WHAT THE EXERCISE ASKS >>
Begin at the first line of the data and copy each line through the one containing "from bokeh.resources import INLINE", that line included, with no pictures.
───
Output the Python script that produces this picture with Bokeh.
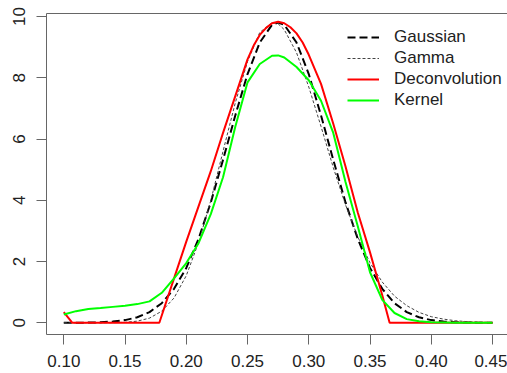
from bokeh.plotting import figure
from bokeh.models import Range1d, FixedTicker, LinearAxis
from bokeh.embed import file_html
from bokeh.resources import INLINE

# ---- data ----
grid_x = [0.10, 0.11, 0.12, 0.13, 0.14, 0.15, 0.16, 0.17, 0.18, 0.19,
          0.20, 0.21, 0.22, 0.23, 0.24, 0.25, 0.26, 0.27, 0.275, 0.28,
          0.29, 0.30, 0.31, 0.32, 0.33, 0.34, 0.35, 0.36, 0.37, 0.38,
          0.39, 0.40, 0.41, 0.42, 0.43, 0.44, 0.45]
gaussian = [0.0, 0.003, 0.007, 0.017, 0.04, 0.088, 0.18, 0.35, 0.64, 1.11,
            1.79, 2.74, 3.93, 5.32, 6.77, 8.12, 9.15, 9.73, 9.8, 9.73,
            9.15, 8.12, 6.77, 5.32, 3.93, 2.74, 1.79, 1.11, 0.64, 0.35,
            0.18, 0.088, 0.04, 0.017, 0.007, 0.003, 0.001]
gamma = [0.0, 0.0, 0.0003, 0.001, 0.004, 0.016, 0.054, 0.153, 0.38, 0.81,
         1.54, 2.62, 3.99, 5.6, 7.18, 8.53, 9.48, 9.8, 9.76, 9.57,
         8.82, 7.7, 6.41, 5.07, 3.85, 2.81, 1.96, 1.33, 0.87, 0.56,
         0.34, 0.2, 0.12, 0.066, 0.036, 0.02, 0.01]
kernel = [0.27, 0.38, 0.45, 0.48, 0.52, 0.56, 0.61, 0.70, 0.98, 1.45,
          1.95, 2.6, 3.55, 4.75, 6.4, 7.85, 8.45, 8.72, 8.73, 8.66,
          8.35, 7.92, 7.25, 6.2, 4.6, 3.15, 1.65, 0.75, 0.32, 0.12,
          0.05, 0.02, 0.01, 0.0, 0.0, 0.0, 0.0]
decon_x = [0.100, 0.107, 0.178, 0.19, 0.20, 0.21, 0.22, 0.23, 0.24, 0.25,
           0.255, 0.26, 0.265, 0.27, 0.275, 0.28, 0.285, 0.29, 0.295, 0.30,
           0.31, 0.32, 0.33, 0.34, 0.35, 0.36, 0.366, 0.45]
decon_y = [0.35, 0.0, 0.0, 1.45, 2.65, 3.8, 4.95, 6.2, 7.4, 8.6,
           9.05, 9.4, 9.62, 9.78, 9.83, 9.78, 9.65, 9.45, 9.15, 8.75,
           7.8, 6.5, 5.1, 3.6, 2.3, 0.9, 0.0, 0.0]

x_ticks = [0.10, 0.15, 0.20, 0.25, 0.30, 0.35, 0.40, 0.45]
x_tick_labels = ["0.10", "0.15", "0.20", "0.25", "0.30", "0.35", "0.40", "0.45"]
y_ticks = [0, 2, 4, 6, 8, 10]
y_tick_labels = ["0", "2", "4", "6", "8", "10"]
series_names = ["Gaussian", "Gamma", "Deconvolution", "Kernel"]

FONT = "Liberation Sans"
AXIS_COLOR = "#666666"
TEXT_COLOR = "#222222"

p = figure(width=507, height=373, output_backend="svg", toolbar_location=None,
           x_range=Range1d(0.08588, 0.46224), y_range=Range1d(-0.382, 10.098),
           min_border_left=46, min_border_right=0, min_border_top=13,
           min_border_bottom=39)
p.outline_line_color = None
p.grid.visible = False
p.background_fill_color = "white"
p.border_fill_color = "white"

p.line(grid_x, gaussian, line_color="black", line_width=2, line_dash="8 4",
       legend_label=series_names[0])
p.line(grid_x, gamma, line_color="#444444", line_width=1, line_dash="3 2",
       legend_label=series_names[1])
p.line(decon_x, decon_y, line_color="#FF0000", line_width=2,
       legend_label=series_names[2])
p.line(grid_x, kernel, line_color="#00FF00", line_width=2,
       legend_label=series_names[3])

# axes
xa = p.xaxis[0]
xa.ticker = FixedTicker(ticks=x_ticks)
xa.major_label_overrides = {t: l for t, l in zip(x_ticks, x_tick_labels)}
ya = p.yaxis[0]
ya.ticker = FixedTicker(ticks=y_ticks)
ya.major_label_overrides = {t: l for t, l in zip(y_ticks, y_tick_labels)}
ya.major_label_orientation = "vertical"
for ax in (xa, ya):
    ax.minor_tick_line_color = None
    ax.major_tick_in = 0
    ax.major_tick_out = 10
    ax.axis_line_color = AXIS_COLOR
    ax.major_tick_line_color = AXIS_COLOR
    ax.major_label_text_font = FONT
    ax.major_label_text_font_size = "17px"
    ax.major_label_text_color = TEXT_COLOR
xa.major_label_standoff = 10
ya.major_label_standoff = 11

top = LinearAxis(ticker=FixedTicker(ticks=[]), major_tick_out=0,
                 major_tick_in=0, minor_tick_line_color=None,
                 major_label_standoff=0, axis_line_color=AXIS_COLOR,
                 major_label_text_font_size="0px")
p.add_layout(top, "above")

lg = p.legend[0]
lg.location = (301, 224)
lg.padding = 0
lg.margin = 0
lg.spacing = 1
lg.border_line_color = None
lg.background_fill_alpha = 0
lg.glyph_width = 32
lg.glyph_height = 20
lg.label_height = 20
lg.label_standoff = 15
lg.label_text_font = FONT
lg.label_text_font_size = "17px"
lg.label_text_color = TEXT_COLOR

open("out.html", "w").write(file_html(p, INLINE))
───
SOLUTION FOR THIS PROBLEM >>
Output the Python script that produces this picture with Bokeh.
from bokeh.plotting import figure
from bokeh.models import Range1d, FixedTicker, LinearAxis
from bokeh.embed import file_html
from bokeh.resources import INLINE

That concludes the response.